Task objective
Retype exactly the lines from the first one through the line with "Barb[length=24pt, width=22pt, line", including both ends; skip any pictures.

Stored entries:

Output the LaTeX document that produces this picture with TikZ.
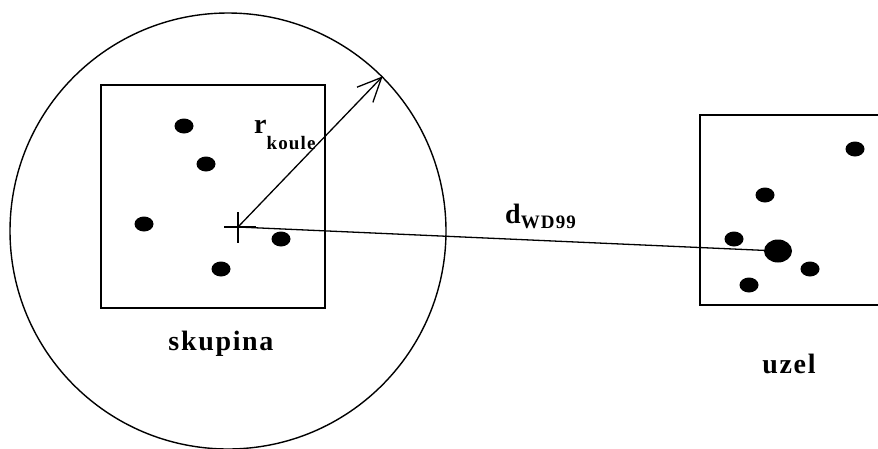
\documentclass[tikz,border=0pt]{standalone}
\usepackage{fontspec}
\setmainfont[LetterSpace=6]{Liberation Serif}
\usepackage{tikz}
\usetikzlibrary{shapes.geometric,arrows.meta,positioning,calc}

\begin{document}
\begin{tikzpicture}[x=1pt, y=-1pt,
    dot/.style={ellipse, fill=black, inner sep=0pt, minimum width=19pt, minimum height=15pt},
    bigdot/.style={ellipse, fill=black, inner sep=0pt, minimum width=28pt, minimum height=23pt},
    box/.style={draw, line width=1.6pt, inner sep=0pt},
    lbl/.style={font=\fontsize{28}{28}\selectfont\bfseries, inner sep=0pt, anchor=base},
    arr/.style={line width=1.3pt, -{Straight Barb[length=24pt, width=22pt, line width=1.3pt]}}]

    \useasboundingbox (0,0) rectangle (878,448);

    % Cluster
    \node[box, minimum width=224pt, minimum height=223pt] (skbox) at (213,196.5) {};
    \node[circle, draw, line width=1.4pt, minimum size=436pt, inner sep=0pt] (koule) at (228,231) {};
    \foreach \p [count=\k] in {(184,126),(206,164),(144,224),(281,239),(221,269)}
        \node[dot] (s\k) at \p {};

    % Centre mark
    \coordinate (ctr) at (238,227);
    \draw[line width=1.3pt] ($(ctr)+(0,-15)$) -- ($(ctr)+(0,16)$);
    \draw[line width=1.3pt] ($(ctr)+(-14,0)$) -- ($(ctr)+(18,0)$);

    % Node
    \node[box, minimum width=190pt, minimum height=190pt] (uzbox) at (795,210) {};
    \foreach \p [count=\k] in {(855,149),(765,195),(734,239),(810,269),(749,285)}
        \node[dot] (u\k) at \p {};
    \node[bigdot] (uz) at (778,251) {};

    % Radius and distance
    \draw[arr] (ctr) -- (koule.45);
    \draw[line width=1.3pt] (ctr) -- (uz);

    % Labels
    \node[lbl, anchor=base west] (rk) at (254,133)
        {r\raisebox{-16pt}{\fontsize{19}{19}\selectfont koule}};
    \node[lbl, anchor=base west] (dw) at (505,223)
        {d\raisebox{-5pt}{\fontsize{19}{19}\selectfont WD99}};
    \node[lbl] (skl) at (221,350) {skupina};
    \node[lbl] (uzl) at (789,373) {uzel};
\end{tikzpicture}
\end{document}
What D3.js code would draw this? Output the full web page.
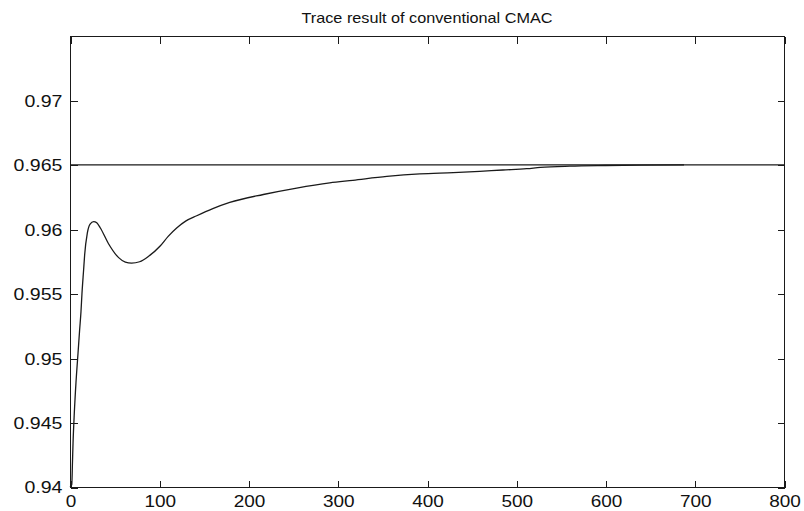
<!DOCTYPE html>
<html>
<head>
<meta charset="utf-8">
<script src="https://cdn.jsdelivr.net/npm/d3@7"></script>
<style>
  html, body { margin: 0; padding: 0; background: #fff; }
  svg { display: block; }
  text { font-family: "Liberation Sans", Arial, sans-serif; fill: #111; }
</style>
</head>
<body>
<svg id="chart" width="804" height="511"></svg>
<script>
// Trace output of the conventional CMAC (iteration vs. output)
const traceX = [0, 2, 2.8, 3.4, 4.8, 6.7, 9, 10.8, 12.3, 13.4, 15.3, 16.4, 19.4, 22.5, 26.5, 30, 34, 43, 54.5, 62, 69, 78, 88, 101, 110, 119.5, 130, 142, 160, 179, 216.6, 254, 291, 317, 355, 392, 429.5, 459, 485, 511.7, 527, 560, 600, 640, 688];
const traceY = [0.9400, 0.9402, 0.9420, 0.9434, 0.9457, 0.9481, 0.9504, 0.9522, 0.9536, 0.9550, 0.9569, 0.9580, 0.9597, 0.9604, 0.9606, 0.9605, 0.9601, 0.9589, 0.9578, 0.95745, 0.95737, 0.95748, 0.9579, 0.9587, 0.95945, 0.9601, 0.96065, 0.96105, 0.9616, 0.96208, 0.9627, 0.9632, 0.9636, 0.9638, 0.9641, 0.9643, 0.9644, 0.9645, 0.9646, 0.9647, 0.9648, 0.96490, 0.96495, 0.96498, 0.9650];

// Desired reference value
const refX = [0, 800];
const refY = [0.965, 0.965];

const xTicks = [0, 100, 200, 300, 400, 500, 600, 700, 800];
const yTicks = [0.94, 0.945, 0.95, 0.955, 0.96, 0.965, 0.97];
const titleText = "Trace result of conventional CMAC";

const svg = d3.select("#chart");
const plotLeft = 70, plotRight = 784, plotTop = 36, plotBottom = 487;

const x = d3.scaleLinear().domain([0, 800]).range([plotLeft, plotRight]);
const y = d3.scaleLinear().domain([0.94, 0.975]).range([plotBottom, plotTop]);

const stretch = 1.15; // wide glyph look of the labels
const ink = "#1a1a1a";

// Plot frame
svg.append("rect")
  .attr("x", plotLeft + 0.5).attr("y", plotTop + 0.5)
  .attr("width", plotRight - plotLeft).attr("height", plotBottom - plotTop)
  .attr("fill", "none").attr("stroke", ink).attr("stroke-width", 1)
  .attr("shape-rendering", "crispEdges");

function styleAxis(g) {
  g.select(".domain").remove();
  g.selectAll(".tick line").attr("stroke", ink).attr("shape-rendering", "crispEdges");
}

// Bottom axis with labels
const gx = svg.append("g")
  .attr("transform", `translate(0.5,${plotBottom + 0.5})`)
  .call(d3.axisBottom(x).tickValues(xTicks).tickSize(-7).tickPadding(8).tickFormat(d3.format("d")))
  .call(styleAxis);
gx.selectAll("text")
  .attr("font-size", 16.5)
  .attr("font-family", "Liberation Sans, Arial, sans-serif")
  .attr("fill", "#111")
  .attr("transform", `scale(${stretch},1)`);

// Top axis, ticks only
svg.append("g")
  .attr("transform", `translate(0.5,${plotTop + 0.5})`)
  .call(d3.axisTop(x).tickValues(xTicks).tickSize(-7).tickFormat(""))
  .call(styleAxis);

// Left axis with labels
const gy = svg.append("g")
  .attr("transform", `translate(${plotLeft + 0.5},0.5)`)
  .call(d3.axisLeft(y).tickValues(yTicks).tickSize(-7).tickPadding(7).tickFormat(d => d3.format("")(+d.toFixed(3))))
  .call(styleAxis);
gy.selectAll("text")
  .attr("font-size", 17)
  .attr("font-family", "Liberation Sans, Arial, sans-serif")
  .attr("fill", "#111")
  .attr("transform", `scale(${stretch},1)`);

// Right axis, ticks only
svg.append("g")
  .attr("transform", `translate(${plotRight + 0.5},0.5)`)
  .call(d3.axisRight(y).tickValues(yTicks).tickSize(-7).tickFormat(""))
  .call(styleAxis);

const line = d3.line().x(d => x(d[0])).y(d => y(d[1]));

// Reference line
svg.append("path")
  .datum(d3.zip(refX, refY))
  .attr("d", line)
  .attr("fill", "none").attr("stroke", ink).attr("stroke-width", 1.2);

// Trace
svg.append("path")
  .datum(d3.zip(traceX, traceY))
  .attr("d", line.curve(d3.curveMonotoneX))
  .attr("fill", "none").attr("stroke", ink).attr("stroke-width", 1.3);

// Title
svg.append("text")
  .attr("x", (plotLeft + plotRight) / 2).attr("y", 23)
  .attr("text-anchor", "middle")
  .attr("font-size", 14.5)
  .attr("textLength", 251)
  .attr("lengthAdjust", "spacingAndGlyphs")
  .text(titleText);
</script>
</body>
</html>
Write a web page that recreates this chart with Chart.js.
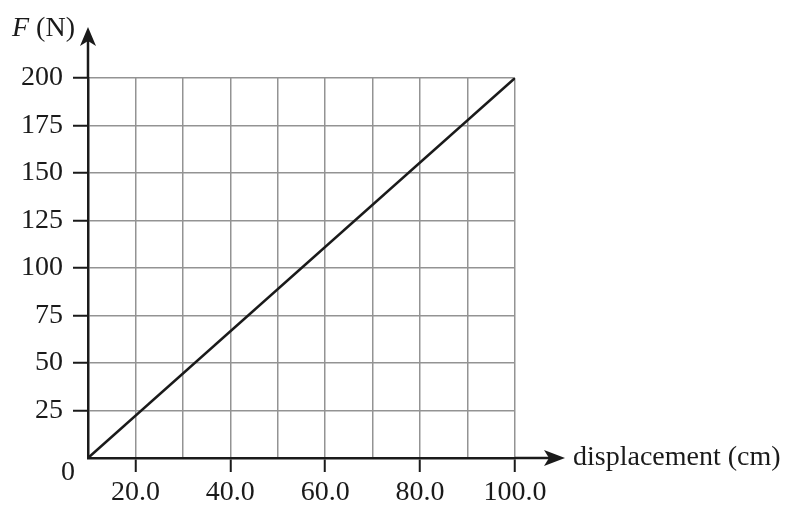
<!DOCTYPE html>
<html>
<head>
<meta charset="utf-8">
<script src="https://cdn.jsdelivr.net/npm/chart.js@4.4.0/dist/chart.umd.min.js"></script>
<style>
  body { margin: 0; background: #fff; }
  canvas { display: block; }
</style>
</head>
<body>
<canvas id="myChart" width="791" height="505"></canvas>
<script>
// data
const displacement = [10, 100];
const force = [0, 200];
const xLabelled = [20, 40, 60, 80, 100];
const yLabelled = [25, 50, 75, 100, 125, 150, 175, 200];
const xTitle = "displacement (cm)";
const yTitleItalic = "F";
const yTitleRest = " (N)";

const ink = "#1a1a1a";
const gridGray = "#939393";
const serif = "'Liberation Serif', 'DejaVu Serif', serif";
const fontSize = 28;

// arrows, origin label and axis titles
const axisExtras = {
  id: "axisExtras",
  afterDraw(chart) {
    const ctx = chart.ctx;
    const x0 = chart.scales.x.getPixelForValue(displacement[0]);
    const y0 = chart.scales.y.getPixelForValue(0);
    const area = chart.chartArea;
    ctx.save();
    ctx.strokeStyle = ink;
    ctx.fillStyle = ink;
    ctx.lineWidth = 2.5;

    // y axis extension + arrow
    const yTip = area.top - 51;
    ctx.beginPath();
    ctx.moveTo(x0, area.top);
    ctx.lineTo(x0, yTip + 10);
    ctx.stroke();
    ctx.beginPath();
    ctx.moveTo(x0, yTip);
    ctx.lineTo(x0 + 8, yTip + 19);
    ctx.lineTo(x0, yTip + 14);
    ctx.lineTo(x0 - 8, yTip + 19);
    ctx.closePath();
    ctx.fill();

    // x axis extension + arrow
    const xTip = area.right + 50;
    ctx.beginPath();
    ctx.moveTo(area.right, y0);
    ctx.lineTo(xTip - 10, y0);
    ctx.stroke();
    ctx.beginPath();
    ctx.moveTo(xTip, y0);
    ctx.lineTo(xTip - 21, y0 - 8);
    ctx.lineTo(xTip - 16, y0);
    ctx.lineTo(xTip - 21, y0 + 8);
    ctx.closePath();
    ctx.fill();

    // texts
    ctx.font = fontSize + "px " + serif;
    ctx.textBaseline = "middle";
    ctx.textAlign = "left";
    ctx.fillText(xTitle, xTip + 8, y0);

    ctx.textAlign = "center";
    ctx.fillText("0", x0 - 20, y0 + 15);

    ctx.textBaseline = "alphabetic";
    ctx.textAlign = "left";
    ctx.font = "italic " + fontSize + "px " + serif;
    ctx.fillText(yTitleItalic, 12, 36);
    const w = ctx.measureText(yTitleItalic).width;
    ctx.font = fontSize + "px " + serif;
    ctx.fillText(yTitleRest, 12 + w, 36);
    ctx.restore();
  },
};

const data = {
  datasets: [
    {
      data: displacement.map((d, i) => ({ x: d, y: force[i] })),
      borderColor: ink,
      borderWidth: 2.5,
      pointRadius: 0,
      fill: false,
    },
  ],
};

const config = {
  type: "line",
  data,
  options: {
    responsive: false,
    animation: false,
    layout: { padding: { top: 78, right: 276, left: 0, bottom: 0 } },
    plugins: { legend: { display: false }, tooltip: { enabled: false } },
    scales: {
      x: {
        type: "linear",
        min: 10,
        max: 100,
        afterFit(scale) { scale.height = 47; },
        ticks: {
          stepSize: 10,
          autoSkip: false,
          maxRotation: 0,
          padding: 4,
          color: ink,
          font: { family: serif, size: fontSize },
          callback: (v) => (xLabelled.includes(v) ? v.toFixed(1) : ""),
        },
        grid: {
          color: gridGray,
          lineWidth: 1.5,
          tickLength: 14,
          tickWidth: 2,
          tickColor: (c) => (c.tick && xLabelled.includes(c.tick.value) ? ink : "rgba(0,0,0,0)"),
        },
        border: { color: ink, width: 2.5 },
      },
      y: {
        min: 0,
        max: 200,
        afterFit(scale) { scale.width = 88; },
        ticks: {
          stepSize: 25,
          padding: 10,
          color: ink,
          font: { family: serif, size: fontSize },
          callback: (v) => (yLabelled.includes(v) ? String(v) : ""),
        },
        grid: {
          color: gridGray,
          lineWidth: 1.5,
          tickLength: 15,
          tickWidth: 2,
          tickColor: (c) => (c.tick && yLabelled.includes(c.tick.value) ? ink : "rgba(0,0,0,0)"),
        },
        border: { color: ink, width: 2.5 },
      },
    },
  },
  plugins: [axisExtras],
};

const myChart = new Chart(document.querySelector("#myChart"), config);
</script>
</body>
</html>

Task result
Output the LaTeX document that produces this picture with TikZ.
\documentclass[tikz,border=0pt]{standalone}
\usepackage{fontspec}
\setmainfont[LetterSpace=6]{Liberation Serif}
\usepackage{tikz}
\usetikzlibrary{shapes.geometric,arrows.meta,positioning,calc}

\begin{document}
\begin{tikzpicture}[x=1pt, y=-1pt,
    dot/.style={ellipse, fill=black, inner sep=0pt, minimum width=19pt, minimum height=15pt},
    bigdot/.style={ellipse, fill=black, inner sep=0pt, minimum width=28pt, minimum height=23pt},
    box/.style={draw, line width=1.6pt, inner sep=0pt},
    lbl/.style={font=\fontsize{28}{28}\selectfont\bfseries, inner sep=0pt, anchor=base},
    arr/.style={line width=1.3pt, -{Straight Barb[length=24pt, width=22pt, line width=1.3pt]}}]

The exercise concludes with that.